Por Ana Prestes
Qual Chile será regido pela nova Constituição? Num processo extremamente interessante e de grande movimentação, a convenção constituinte trabalhará ao mesmo tempo em que o país elegerá um novo governo.
Em outubro de 2019, quando milhões de pessoas foram às ruas no Chile, uma das palavras de ordem que mais se ouvia enquanto os manifestantes pulavam indo ao ar e voltando com força estremecendo o solo chileno era: “no son 30 pesos, son 30 años”. Uma referência ao aumento de 30 pesos da tarifa do metrô que foi o estopim para o “estalido social”, como eles chamam, e os 30 anos de implantação do que entrou para a história como o modelo chileno de neoliberalismo. O Chile possui pouco mais de 18 milhões de habitantes, cerca de 8% da população brasileira. Naquele dia 25 de outubro de 2019, em que decididamente a Praça Itália se transformou na Praça Dignidade, a presença de mais de 1,5 milhão de pessoas nas ruas de Santiago equivale ao que seria no Brasil algo como 15 milhões de pessoas ocupando as ruas de Brasília.

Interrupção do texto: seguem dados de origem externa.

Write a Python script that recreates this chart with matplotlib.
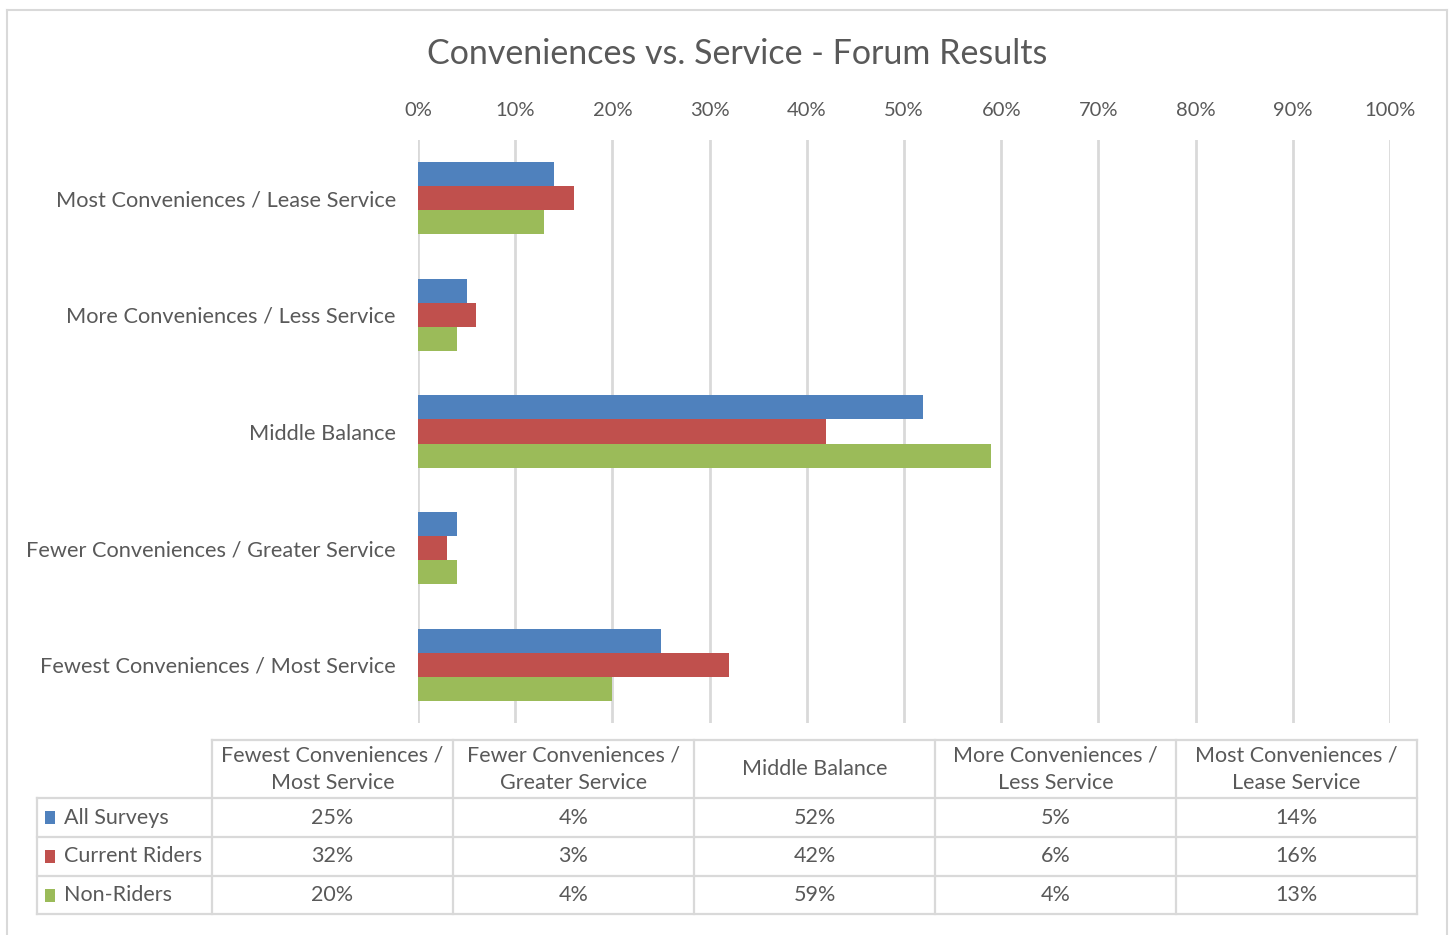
import matplotlib
matplotlib.use("Agg")
import matplotlib.pyplot as plt
import numpy as np

# ── data ──────────────────────────────────────────────────────────────────────

categories = [
    "Fewest Conveniences / Most Service",
    "Fewer Conveniences / Greater Service",
    "Middle Balance",
    "More Conveniences / Less Service",
    "Most Conveniences / Lease Service",
]
series_names = ["All Surveys", "Current Riders", "Non-Riders"]
all_surveys = [25, 4, 52, 5, 14]
current_riders = [32, 3, 42, 6, 16]
non_riders = [20, 4, 59, 4, 13]
x_ticks = [0, 10, 20, 30, 40, 50, 60, 70, 80, 90, 100]

TITLE = "Conveniences vs. Service - Forum Results"

# ── style ─────────────────────────────────────────────────────────────────────

COLORS = ["#4F81BD", "#C0504D", "#9BBB59"]
TEXT = "#595959"
GRID = "#D9D9D9"
FONT = "Lato"

W, H = 1450, 935
plt.rcParams["font.family"] = [FONT, "DejaVu Sans"]

fig = plt.figure(figsize=(W / 100, H / 100), dpi=100)
fig.patch.set_facecolor("white")

# overlay in pixel coordinates for frame + data table
ov = fig.add_axes([0, 0, 1, 1])
ov.set_xlim(0, W)
ov.set_ylim(H, 0)
ov.axis("off")


def px_axes(x0, y0, x1, y1):
    return [x0 / W, 1 - y1 / H, (x1 - x0) / W, (y1 - y0) / H]


# ── bar chart ─────────────────────────────────────────────────────────────────

ax = fig.add_axes(px_axes(418, 140, 1390, 723))
ax.set_zorder(2)
ax.patch.set_alpha(0)

series = [all_surveys, current_riders, non_riders]
y = np.arange(len(categories))
h = 0.206
offsets = [h, 0, -h]
for vals, off, c, name in zip(series, offsets, COLORS, series_names):
    ax.barh(y + off, vals, height=h, color=c, label=name, zorder=3)

ax.set_xlim(0, 100)
ax.set_ylim(-0.5, len(categories) - 0.5)
ax.set_yticks(y)
ax.set_yticklabels(categories, fontsize=15.7, color=TEXT)
ax.set_xticks(x_ticks)
ax.set_xticklabels([f"{t}%" for t in x_ticks], fontsize=14.5, color=TEXT)
ax.xaxis.tick_top()
ax.tick_params(axis="both", length=0)
ax.tick_params(axis="x", pad=15)
ax.tick_params(axis="y", pad=16)
for s in ax.spines.values():
    s.set_visible(False)
ax.grid(axis="x", color=GRID, linewidth=2, zorder=0)

ov.text(737, 54, TITLE, ha="center", va="center", fontsize=24.5, color=TEXT)

# ── outer frame ───────────────────────────────────────────────────────────────

ov.plot([7, 7], [H, 10], color=GRID, lw=1.5)
ov.plot([7, 1447], [10, 10], color=GRID, lw=1.5)
ov.plot([1447, 1447], [10, H], color=GRID, lw=1.5)

# ── data table ────────────────────────────────────────────────────────────────

col_x = [212, 453, 694, 935, 1176, 1417]
row_y = [740, 798, 837, 876, 914]
left_x = 37
lw = 1.6
fs = 15.5

ov.plot([col_x[0], col_x[-1]], [row_y[0], row_y[0]], color=GRID, lw=lw)
for yy in row_y[1:]:
    ov.plot([left_x, col_x[-1]], [yy, yy], color=GRID, lw=lw)
for xx in col_x:
    ov.plot([xx, xx], [row_y[0], row_y[-1]], color=GRID, lw=lw)
ov.plot([left_x, left_x], [row_y[1], row_y[-1]], color=GRID, lw=lw)

for j, cat in enumerate(categories):
    cx = (col_x[j] + col_x[j + 1]) / 2
    cy = (row_y[0] + row_y[1]) / 2
    ov.text(cx, cy, cat.replace(" / ", " /\n"), ha="center", va="center",
            fontsize=fs, color=TEXT, linespacing=1.45)

for i, (name, vals, c) in enumerate(zip(series_names, series, COLORS)):
    cy = (row_y[i + 1] + row_y[i + 2]) / 2
    ov.add_patch(plt.Rectangle((45, cy - 6.5), 10, 13, color=c, lw=0))
    ov.text(64, cy, name, ha="left", va="center", fontsize=fs, color=TEXT)
    for j, v in enumerate(vals):
        cx = (col_x[j] + col_x[j + 1]) / 2
        ov.text(cx, cy, f"{v}%", ha="center", va="center",
                fontsize=fs, color=TEXT)

fig.savefig("out.png", dpi=100, facecolor="white")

A Constituição pinochetista de 1980 funciona como uma espécie de elo que liga o Chile atual ao passado ditatorial pós-derrubada de Salvador Allende. Mas desde sua publicação, não foi uma Constituição que dialogou apenas com o passado golpista, mas principalmente com o futuro neoliberal que projetava. A carta funcionou de lastro para o neoliberalismo sistemático dos últimos 30 anos, entoados nos cânticos dos manifestantes de 2019. Em um trabalho espetacular de compilação dos efeitos dessas três décadas sobre o país, Giorgio Boccardo e outros pesquisadores mostram como o conjunto das políticas de privatização dos serviços públicos de saúde, educação, aposentadorias, gestão da água e reformas laborais impactou nas condições de vida e na democracia chilena [1].